How to Use Honey in Marinades and Glazes Without Burning
A practical guide to balancing honey marinades and glazes so they stay savory, glossy, and controlled over heat.
Honey marinades and glazes need timing as much as flavor
Honey is useful in savory cooking because it brings sweetness, body, shine, and color all at once. That is also why it needs a little care. A good honey marinade or glaze should make chicken, vegetables, shrimp, tofu, or salmon taste rounded and glossy, not sticky, burnt, or obviously sweet. The difference usually comes down to balance, heat, and when the honey touches the pan.
The best approach is to treat honey as one part of the seasoning structure. It should have acid, salt, and savory ingredients around it so the finished dish still tastes like dinner.
Build the marinade around contrast
Honey works best when something sharp or salty is there to keep it in place. Lemon, lime, vinegar, mustard, yogurt, soy sauce, garlic, ginger, harissa, smoked paprika, and black pepper all give honey a reason to taste savory. Without that contrast, a marinade can taste sweet on the surface but flat underneath.
A simple pattern is honey for body, acid for brightness, salt for depth, oil or yogurt for coverage, and aromatics for character. That pattern can become a lime shrimp marinade, a mustard chicken glaze, a garlic pan sauce, or a roasted vegetable finish without needing a complicated formula every time.
Do not let honey sit on high heat for too long
Honey browns faster than refined sugar, especially once it is mixed with oil and placed on a hot tray, grill, or skillet. That browning can be delicious, but it moves quickly. For longer-cooking recipes, honey often works better when added partway through cooking or brushed on near the end. For quick foods like shrimp or thin chicken pieces, it can go in earlier because the cooking time is short.
This is the most important practical rule: match the honey timing to the cooking time. Short cook, earlier honey. Long roast, later glaze.
Use enough liquid so the glaze can move
A glaze that is only honey and spice can catch fast because it has nowhere to go once the heat rises. A little citrus juice, vinegar, stock, water, mustard, or soy sauce helps the glaze spread, reduce, and cling instead of burning in patches. The goal is a sauce that coats the food evenly and tightens as it cooks.

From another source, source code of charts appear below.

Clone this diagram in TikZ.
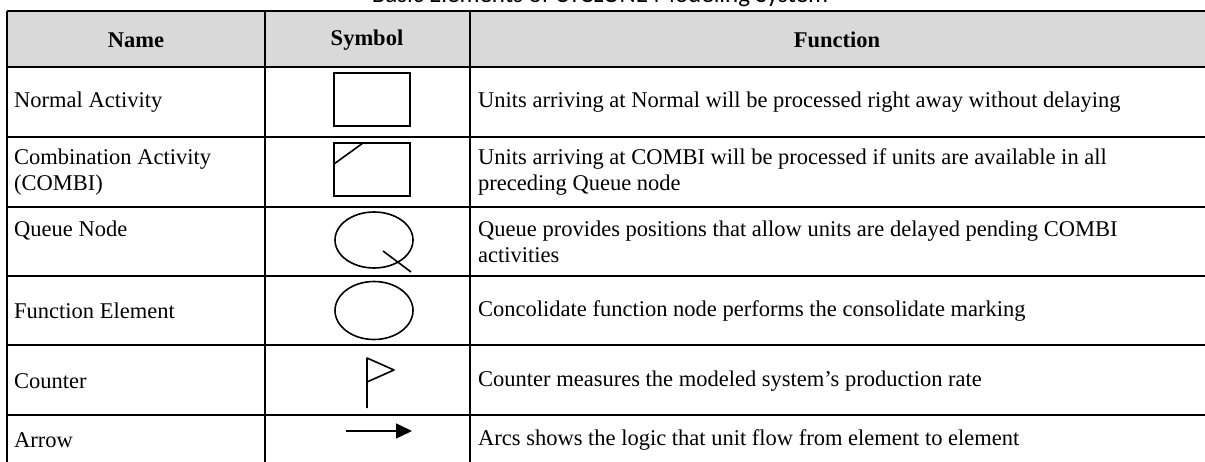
\documentclass[tikz,border=0pt]{standalone}
\usepackage{fontspec}
\usepackage{tikz}
\setmainfont{Liberation Serif}
\newfontfamily\titlefont{Carlito}
\usetikzlibrary{arrows.meta}
\definecolor{headgray}{rgb}{0.85,0.85,0.85}

\begin{document}
\begin{tikzpicture}[x=1pt, y=-1pt, namecell/.style = {anchor=west, inner sep=0pt, align=left, font=\fontsize{22.5}{26}\selectfont}, headcell/.style = {inner sep=0pt, font=\fontsize{22.5}{26}\selectfont\bfseries}, rule/.style = {line width=1.8pt}, symbol/.style = {line width=1.6pt}]
	\useasboundingbox (0,0) rectangle (1205,462);
	% cut-off caption above the table
	\begin{scope}
		\clip (0,0) rectangle (1205,462);
		\node[anchor=base, inner sep=0pt, font=\titlefont\fontsize{25}{30}\selectfont] (caption) at (600,2.5) {Basic Elements of CYCLONE Modeling System};
	\end{scope}
	% header
	\fill[headgray] (7,11) rectangle (1205,67);
	\node[headcell] (hname) at (136,40) {Name};
	\node[headcell] (hsymbol) at (367,40) {Symbol};
	\node[headcell] (hfunction) at (837,40) {Function};
	% grid
	\draw[rule] (7,11) -- (1205,11);
	\draw[line width=2.4pt] (7,67) -- (1205,67);
	\foreach \y in {137,207,276,345,415}
		\draw[rule] (7,\y) -- (1205,\y);
	\foreach \x in {7,265,470}
		\draw[rule] (\x,11) -- (\x,462);
	% names
	\node[namecell] (nnormal) at (14,102) {Normal Activity};
	\node[namecell] (ncombi) at (14,172) {Combination Activity\\(COMBI)};
	\node[namecell] (nqueue) at (14,231) {Queue Node};
	\node[namecell] (nfunction) at (14,311) {Function Element};
	\node[namecell] (ncounter) at (14,381) {Counter};
	\node[namecell] (narrow) at (14,440) {Arrow};
	% functions
	\node[namecell] (fnormal) at (478,102) {Units arriving at Normal will be processed right away without delaying};
	\node[namecell] (fcombi) at (478,172) {Units arriving at COMBI will be processed if units are available in all\\preceding Queue node};
	\node[namecell] (fqueue) at (478,242) {Queue provides positions that allow units are delayed pending COMBI\\activities};
	\node[namecell] (ffunction) at (478,311) {Concolidate function node performs the consolidate marking};
	\node[namecell] (fcounter) at (478,381) {Counter measures the modeled system’s production rate};
	\node[namecell] (farrow) at (478,440) {Arcs shows the logic that unit flow from element to element};
	% symbols
	\draw[symbol] (334,73) rectangle (410,126);
	\draw[symbol] (334,143) rectangle (410,196);
	\draw[symbol] (334,164) -- (363,143);
	\draw[symbol] (374,240) ellipse [x radius=39, y radius=28];
	\draw[symbol] (383,251) -- (411,272);
	\draw[symbol] (374,310.5) ellipse [x radius=39, y radius=29];
	\draw[symbol, line join=round] (367,408) -- (367,358) -- (394,370) -- (367,382);
	\draw[symbol, -{Triangle[length=16pt, width=15pt]}] (346,431) -- (412,431);
\end{tikzpicture}
\end{document}
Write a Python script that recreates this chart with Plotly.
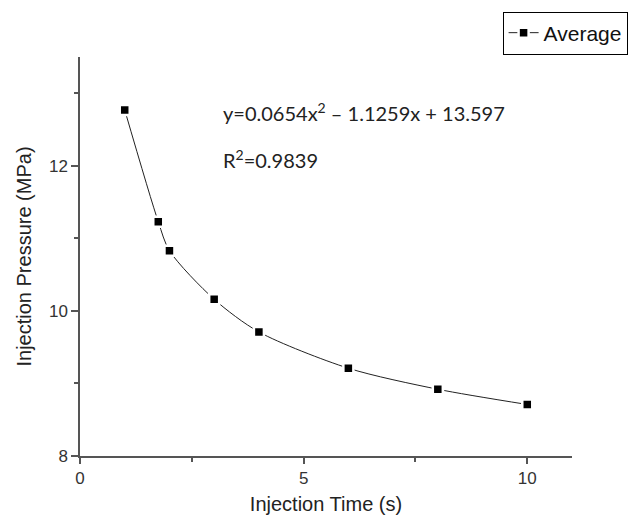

If the glaze looks too thick before it even hits the heat, loosen it before cooking. If it looks thin in the pan, give it a moment to reduce rather than adding more honey immediately.
Marinating time should fit the ingredient
Chicken thighs and sturdier vegetables can handle more time in a honey-based marinade. Shrimp and fish need a shorter window, especially when citrus is involved, because acid can start changing the texture. Tofu benefits from enough time to absorb flavor, but it still needs a controlled pan or oven so the glaze does not scorch before the edges firm up.
Thinking about the main ingredient prevents the marinade from becoming a one-size-fits-all sauce. Honey is flexible, but the food underneath still matters.
How to fix a glaze that is heading too sweet or too dark
If the glaze tastes too sweet, add acid, salt, mustard, soy, or spice before adding more honey. If it is darkening too fast, lower the heat, move the food to a cooler part of the pan or oven, or add a splash of liquid to slow the reduction. If it has already turned bitter, it is usually better to make a small fresh finishing sauce than to keep cooking the burnt one.
The useful habit is paying attention before the glaze crosses the line. Honey gives good visual clues: glossy is good, deep amber can be good, blackened and sharp is too far.
Where to practice first
Start with recipes that cook quickly or give you room to adjust: shrimp tacos, chicken skewers, roasted carrots, mustard tray bakes, and soy-style rice bowls. These formats show how honey behaves with acid, salt, and heat without asking you to manage a complicated dinner at the same time.
Once that timing feels familiar, honey marinades and glazes become less risky and much more useful. They can make simple food taste finished without making every plate taste like dessert.
Quick questions
These pages are meant to remove hesitation before someone cooks, not replace real recipe testing.
Why does honey burn in marinades?
Honey browns quickly, so long exposure to high heat can push it from glossy to scorched.
When should I add a honey glaze?
For long roasts, add it later. For quick-cooking foods like shrimp, it can usually go in earlier.
What balances honey in a marinade?
Acid, salt, mustard, soy sauce, garlic, ginger, spice, and herbs all help keep the result savory.
How do I loosen a thick glaze?
Add a small splash of citrus juice, vinegar, stock, water, soy sauce, or mustard before cooking.